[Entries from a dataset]
··········

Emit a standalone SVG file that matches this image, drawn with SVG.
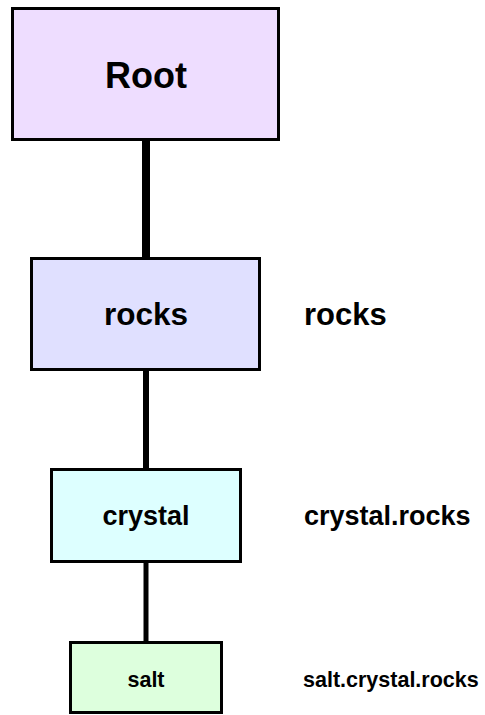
<svg xmlns="http://www.w3.org/2000/svg" width="485" height="715" viewBox="0 0 485 715">
<style>
.box{stroke:#000;stroke-width:3}
.t{font-family:"Liberation Sans",Arial,sans-serif;font-weight:bold;fill:#000}
.c{text-anchor:middle}
.edge{stroke:#000;fill:none}
</style>
<rect width="485" height="715" fill="#fff"/>
<g id="connectors">
<line class="edge" x1="146" y1="140" x2="146" y2="258" stroke-width="8"/>
<line class="edge" x1="146" y1="370" x2="146" y2="469" stroke-width="6"/>
<line class="edge" x1="146" y1="562" x2="146" y2="642" stroke-width="5"/>
</g>
<g id="node-root">
<rect class="box" x="12.5" y="8.5" width="266" height="131" fill="#EEDDFF"/>
<text class="t c" x="146" y="88" font-size="36">Root</text>
</g>
<g id="node-rocks">
<rect class="box" x="31.5" y="258.5" width="228" height="111" fill="#E0E0FF"/>
<text class="t c" x="146" y="325" font-size="31.5">rocks</text>
</g>
<g id="node-crystal">
<rect class="box" x="51.5" y="469.5" width="189" height="92" fill="#DDFFFF"/>
<text class="t c" x="146" y="525" font-size="27">crystal</text>
</g>
<g id="node-salt">
<rect class="box" x="70.5" y="642.5" width="151" height="70" fill="#DDFFDD"/>
<text class="t c" x="146" y="687" font-size="21.5">salt</text>
</g>
<g id="labels">
<text class="t" x="304" y="325" font-size="31">rocks</text>
<text class="t" x="304" y="525" font-size="27">crystal.rocks</text>
<text class="t" x="303" y="687" font-size="21.5">salt.crystal.rocks</text>
</g>
</svg>
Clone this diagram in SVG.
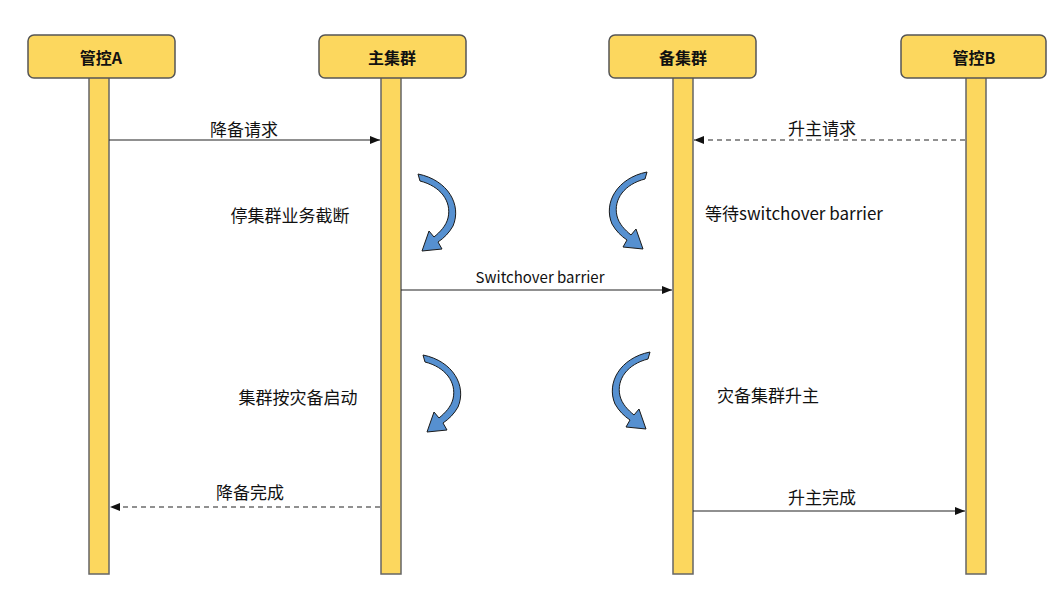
<svg xmlns="http://www.w3.org/2000/svg" xmlns:xlink="http://www.w3.org/1999/xlink" width="1058" height="592" viewBox="0 0 1058 592">
<style>
.life{fill:#FCD75E;stroke:#666;stroke-width:1.5}
.head{fill:#FCD75E;stroke:#555;stroke-width:1.5}
.ht{font-family:"Noto Sans CJK SC","Liberation Sans",sans-serif;font-size:16px;font-weight:bold;fill:#111;text-anchor:middle;dominant-baseline:central}
.t{font-family:"Noto Sans CJK SC","Liberation Sans",sans-serif;font-size:17px;fill:#111;text-anchor:middle;dominant-baseline:central}
.msg{stroke:#222;stroke-width:1.2;fill:none}
.dash{stroke-dasharray:5 4}
.curl{fill:#5690D0;stroke:#1a1a1a;stroke-width:1}
</style>
<defs>
<marker id="ah" viewBox="0 0 10 10" refX="10" refY="5" markerWidth="10" markerHeight="10" markerUnits="userSpaceOnUse" orient="auto">
<path d="M0,1 L10,5 L0,9 Z" fill="#111"/>
</marker>
<path id="curl" d="M418,174 C448,180 462,205 453,226 C449,233 444,238 438,242 L442,249 L422,251 L429,231 L434,237 C440,232 446,226 448,218 C452,201 440,186 420,181 Z"/>
</defs>
<rect width="1058" height="592" fill="#fff"/>
<g id="lifeline-a">
<rect class="life" x="89" y="76" width="20" height="498"/>
<rect class="head" x="28" y="35" width="147" height="43" rx="6"/>
<text class="ht" x="101" y="57">管控A</text>
</g>
<g id="lifeline-main">
<rect class="life" x="381" y="76" width="20" height="498"/>
<rect class="head" x="319" y="35" width="147" height="43" rx="6"/>
<text class="ht" x="392" y="57">主集群</text>
</g>
<g id="lifeline-standby">
<rect class="life" x="673" y="76" width="20" height="498"/>
<rect class="head" x="609" y="35" width="147" height="43" rx="6"/>
<text class="ht" x="683" y="57">备集群</text>
</g>
<g id="lifeline-b">
<rect class="life" x="966" y="76" width="20" height="498"/>
<rect class="head" x="901" y="35" width="145" height="43" rx="6"/>
<text class="ht" x="974" y="57">管控B</text>
</g>
<g id="connectors">
<line class="msg" x1="109" y1="140" x2="380" y2="140" marker-end="url(#ah)"/>
<line class="msg dash" x1="965" y1="140" x2="694" y2="140" marker-end="url(#ah)"/>
<line class="msg" x1="401" y1="290" x2="672" y2="290" marker-end="url(#ah)"/>
<line class="msg dash" x1="380" y1="507" x2="110" y2="507" marker-end="url(#ah)"/>
<line class="msg" x1="693" y1="511" x2="965" y2="511" marker-end="url(#ah)"/>
</g>
<g id="curls">
<use xlink:href="#curl" class="curl"/>
<use xlink:href="#curl" class="curl" transform="translate(5,181)"/>
<use xlink:href="#curl" class="curl" transform="translate(1065,-2) scale(-1,1)"/>
<use xlink:href="#curl" class="curl" transform="translate(1068,178) scale(-1,1)"/>
</g>
<g id="labels">
<text class="t" x="244" y="128">降备请求</text>
<text class="t" x="822" y="127">升主请求</text>
<text class="t" x="290" y="214">停集群业务截断</text>
<text class="t" x="794" y="212">等待switchover barrier</text>
<text class="t" x="540" y="276" style="font-size:15px">Switchover barrier</text>
<text class="t" x="298" y="396">集群按灾备启动</text>
<text class="t" x="768" y="394">灾备集群升主</text>
<text class="t" x="250" y="491">降备完成</text>
<text class="t" x="822" y="496">升主完成</text>
</g>
</svg>
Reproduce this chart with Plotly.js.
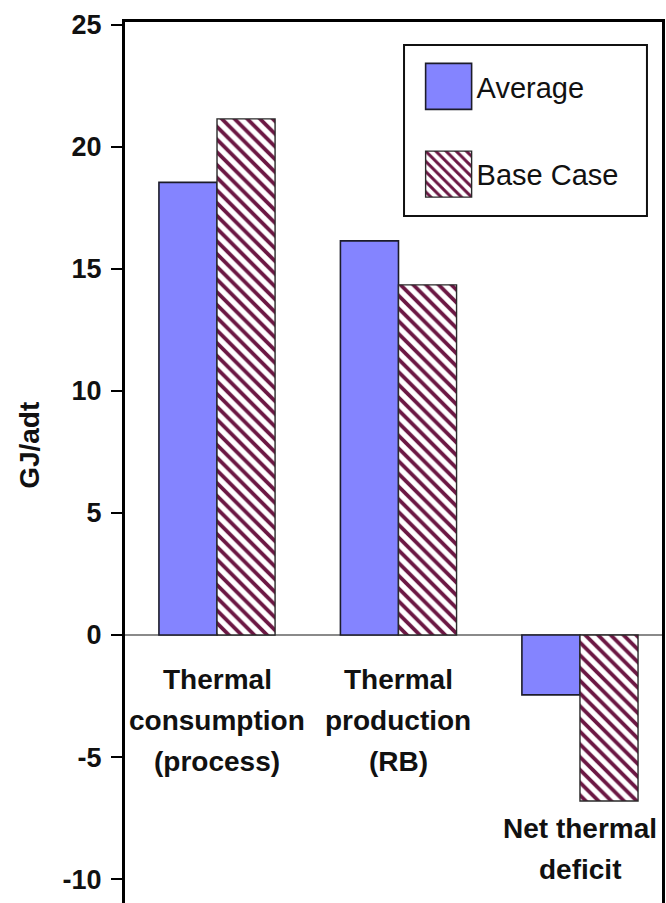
<!DOCTYPE html>
<html>
<head>
<meta charset="utf-8">
<script src="https://cdn.plot.ly/plotly-3.0.1.min.js"></script>
<style>
  html, body { margin: 0; padding: 0; background: #ffffff; }
  #chart { width: 666px; height: 903px; }
</style>
</head>
<body>
<div id="chart"></div>
<script>
// Thermal energy balance, GJ per air-dried tonne
const categories = ['Thermal consumption (process)', 'Thermal production (RB)', 'Net thermal deficit'];
const categoryLabelLines = [
  ['Thermal', 'consumption', '(process)'],
  ['Thermal', 'production', '(RB)'],
  ['Net thermal', 'deficit']
];
const seriesNames = ['Average', 'Base Case'];
const averageValues = [18.55, 16.15, -2.45];
const baseCaseValues = [21.15, 14.35, -6.8];
const yTickValues = [-10, -5, 0, 5, 10, 15, 20, 25];
const yAxisTitle = 'GJ/adt';

// styling / layout constants
const FONT = 'Liberation Sans, Arial, Helvetica, sans-serif';
const AVG_COLOR = '#8484ff';
const HATCH_COLOR = '#6b1743';
const OUTLINE = '#1c1c2a';
const LABEL_SIZE = 28;
const LABEL_LINE_GAP = 41;
const labelFirstOffset = [44, 44, 28];

const traces = [
  {
    type: 'bar',
    name: seriesNames[0],
    x: categories,
    y: averageValues,
    legendgroup: 'a',
    marker: { color: AVG_COLOR, line: { color: OUTLINE, width: 1.6 } },
    hoverinfo: 'skip'
  },
  {
    type: 'bar',
    name: seriesNames[1],
    x: categories,
    y: baseCaseValues,
    legendgroup: 'b',
    marker: {
      color: '#ffffff',
      line: { color: '#2a2a2a', width: 1.4 },
      pattern: { shape: '\\', fgcolor: HATCH_COLOR, bgcolor: '#ffffff', size: 9, solidity: 0.42, fillmode: 'replace' }
    },
    hoverinfo: 'skip'
  }
];

// multi-line category labels, placed under the lowest point of each group
const annotations = [];
categoryLabelLines.forEach((lines, i) => {
  const anchor = Math.min(0, averageValues[i], baseCaseValues[i]);
  lines.forEach((line, j) => {
    annotations.push({
      x: categories[i], y: anchor, xref: 'x', yref: 'y',
      text: line, showarrow: false,
      xanchor: 'center', yanchor: 'middle',
      yshift: -(labelFirstOffset[i] + j * LABEL_LINE_GAP),
      font: { family: FONT, size: LABEL_SIZE, color: '#111', weight: 'bold' }
    });
  });
});

annotations.push({
  xref: 'paper', yref: 'paper', x: -0.177, y: 0.52,
  text: yAxisTitle, showarrow: false, textangle: -90,
  xanchor: 'center', yanchor: 'middle',
  font: { family: FONT, size: 28, color: '#111', weight: 'bold' }
});

const layout = {
  width: 666,
  height: 903,
  margin: { l: 125, r: 4, t: 22, b: 0, pad: 0 },
  paper_bgcolor: '#ffffff',
  plot_bgcolor: '#ffffff',
  barmode: 'group',
  bargap: 0.36,
  bargroupgap: 0,
  showlegend: true,
  legend: {
    x: 0.5505, y: 0.9557, xanchor: 'left', yanchor: 'top',
    bgcolor: 'rgba(0,0,0,0)', borderwidth: 0,
    font: { family: FONT, size: 29, color: '#111' },
    itemwidth: 46, tracegroupgap: 47
  },
  xaxis: {
    type: 'category',
    range: [-0.507, 2.452],
    showticklabels: false,
    ticks: '',
    showgrid: false,
    zeroline: false,
    showline: true, mirror: true, linecolor: '#000', linewidth: 3
  },
  yaxis: {
    range: [-10.98, 25.12],
    tickvals: yTickValues,
    ticktext: yTickValues.map(String),
    ticks: 'outside', ticklen: 11, tickwidth: 2, tickcolor: '#000',
    ticklabelstandoff: 4,
    tickfont: { family: FONT, size: 27, color: '#111', weight: 'bold' },
    showgrid: false,
    zeroline: true, zerolinecolor: '#8a8a8a', zerolinewidth: 1.5,
    showline: true, mirror: true, linecolor: '#000', linewidth: 3
  },
  shapes: [
    {
      type: 'rect', xref: 'paper', yref: 'paper',
      x0: 0.5196, x1: 0.972, y0: 0.7798, y1: 0.9739,
      line: { color: '#111', width: 2 }, fillcolor: 'rgba(0,0,0,0)'
    }
  ],
  annotations: annotations
};

function enlargeLegendSwatches(gd) {
  gd.querySelectorAll('g.legendpoints path').forEach(p => {
    p.setAttribute('d', 'M23,23H-23V-23H23Z');
  });
}

Plotly.newPlot('chart', traces, layout, { staticPlot: true, displayModeBar: false }).then(gd => {
  enlargeLegendSwatches(gd);
  requestAnimationFrame(() => enlargeLegendSwatches(gd));
});
</script>
</body>
</html>
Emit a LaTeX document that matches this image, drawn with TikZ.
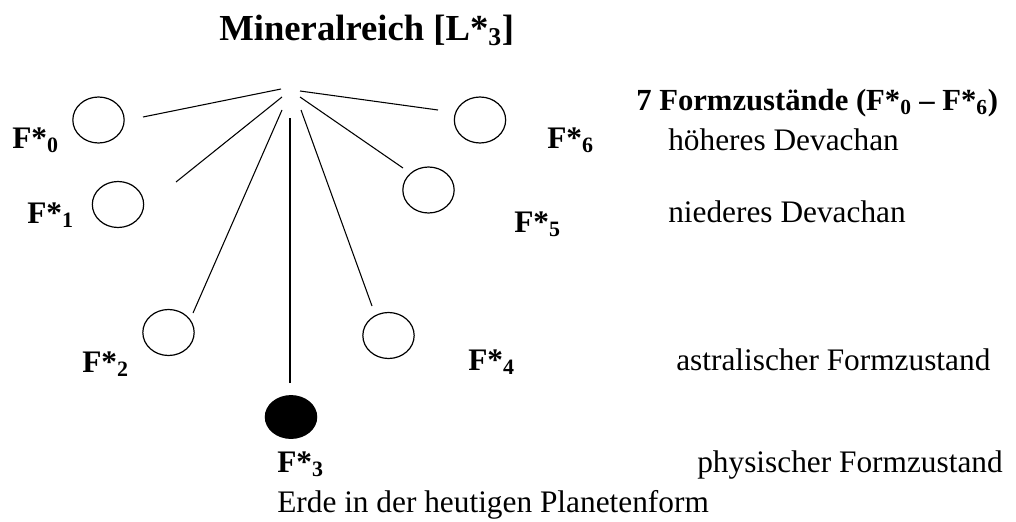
\documentclass[tikz,border=0pt]{standalone}
\usepackage{fontspec}
\setmainfont{Liberation Serif}
\usetikzlibrary{shapes.geometric}
\tikzset{
  ring/.style={ellipse,draw=black,line width=0.9pt,minimum width=38.5pt,minimum height=34.5pt,inner sep=0pt},
  dot/.style={ellipse,fill=black,draw=black,line width=0.9pt,minimum width=38.5pt,minimum height=32pt,inner sep=0pt},
  ray/.style={line width=0.8pt},
  lab/.style={anchor=base west,inner sep=0pt,font=\fontsize{23.5}{27}\selectfont\bfseries},
  hdr/.style={anchor=base west,inner sep=0pt,font=\fontsize{23}{27}\selectfont\bfseries},
  txt/.style={anchor=base west,inner sep=0pt,font=\fontsize{23.5}{28}\selectfont},
  ttl/.style={anchor=base west,inner sep=0pt,font=\fontsize{27.5}{32}\selectfont\bfseries}
}
\begin{document}
\begin{tikzpicture}[x=0.75pt,y=-0.75pt]
\useasboundingbox (0,0) rectangle (1016,521);
\node[ttl] (title) at (219,40) {Mineralreich [L*\textsubscript{3}]};
% ellipses
\node[ring] (e0) at (98.5,120) {};
\node[ring] (e1) at (118,204.5) {};
\node[ring] (e2) at (168.5,332.5) {};
\node[dot]  (e3) at (291,417) {};
\node[ring] (e4) at (388.5,335.5) {};
\node[ring] (e5) at (428.5,190) {};
\node[ring] (e6) at (480,120) {};
% labels
\node[lab] (f0) at (12,148) {F*\textsubscript{0}};
\node[lab] (f1) at (27,223) {F*\textsubscript{1}};
\node[lab] (f2) at (82,372) {F*\textsubscript{2}};
\node[lab] (f3) at (277,472) {F*\textsubscript{3}};
\node[lab] (f4) at (468,370) {F*\textsubscript{4}};
\node[lab] (f5) at (514,232) {F*\textsubscript{5}};
\node[lab] (f6) at (547,148) {F*\textsubscript{6}};
% rays
\coordinate (a0) at (143,117); \coordinate (b0) at (281,89);
\coordinate (a1) at (176,182); \coordinate (b1) at (282,97);
\coordinate (a2) at (193,313); \coordinate (b2) at (282,110);
\coordinate (a3) at (290,383); \coordinate (b3) at (290,118);
\coordinate (a4) at (372,306); \coordinate (b4) at (301,110);
\coordinate (a5) at (403,168); \coordinate (b5) at (300,97);
\coordinate (a6) at (438,110); \coordinate (b6) at (300,91);
\foreach \i in {0,...,6} { \draw[ray] (a\i) -- (b\i); }
% right texts
\node[hdr] (head) at (636,110) {7 Formzustände (F*\textsubscript{0} – F*\textsubscript{6})};
\node[txt] (t1) at (668,150) {höheres Devachan};
\node[txt] (t2) at (668,222) {niederes Devachan};
\node[txt] (t3) at (676,370) {astralischer Formzustand};
\node[txt] (t4) at (697,472) {physischer Formzustand};
\node[txt] (t5) at (277,512) {Erde in der heutigen Planetenform};
\end{tikzpicture}
\end{document}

··········

WHAT THE TASK ASKS:
Make an exact copy of only the lines from the one with "Reproduce this chart with Plotly.js." through the one with "const labelFirstOffset = [44, 44, 28];". Pictures don't belong in it.

COMPLETE RESPONSE:
Reproduce this chart with Plotly.js.
<!DOCTYPE html>
<html>
<head>
<meta charset="utf-8">
<script src="https://cdn.plot.ly/plotly-3.0.1.min.js"></script>
<style>
  html, body { margin: 0; padding: 0; background: #ffffff; }
  #chart { width: 666px; height: 903px; }
</style>
</head>
<body>
<div id="chart"></div>
<script>
// Thermal energy balance, GJ per air-dried tonne
const categories = ['Thermal consumption (process)', 'Thermal production (RB)', 'Net thermal deficit'];
const categoryLabelLines = [
  ['Thermal', 'consumption', '(process)'],
  ['Thermal', 'production', '(RB)'],
  ['Net thermal', 'deficit']
];
const seriesNames = ['Average', 'Base Case'];
const averageValues = [18.55, 16.15, -2.45];
const baseCaseValues = [21.15, 14.35, -6.8];
const yTickValues = [-10, -5, 0, 5, 10, 15, 20, 25];
const yAxisTitle = 'GJ/adt';

// styling / layout constants
const FONT = 'Liberation Sans, Arial, Helvetica, sans-serif';
const AVG_COLOR = '#8484ff';
const HATCH_COLOR = '#6b1743';
const OUTLINE = '#1c1c2a';
const LABEL_SIZE = 28;
const LABEL_LINE_GAP = 41;
const labelFirstOffset = [44, 44, 28];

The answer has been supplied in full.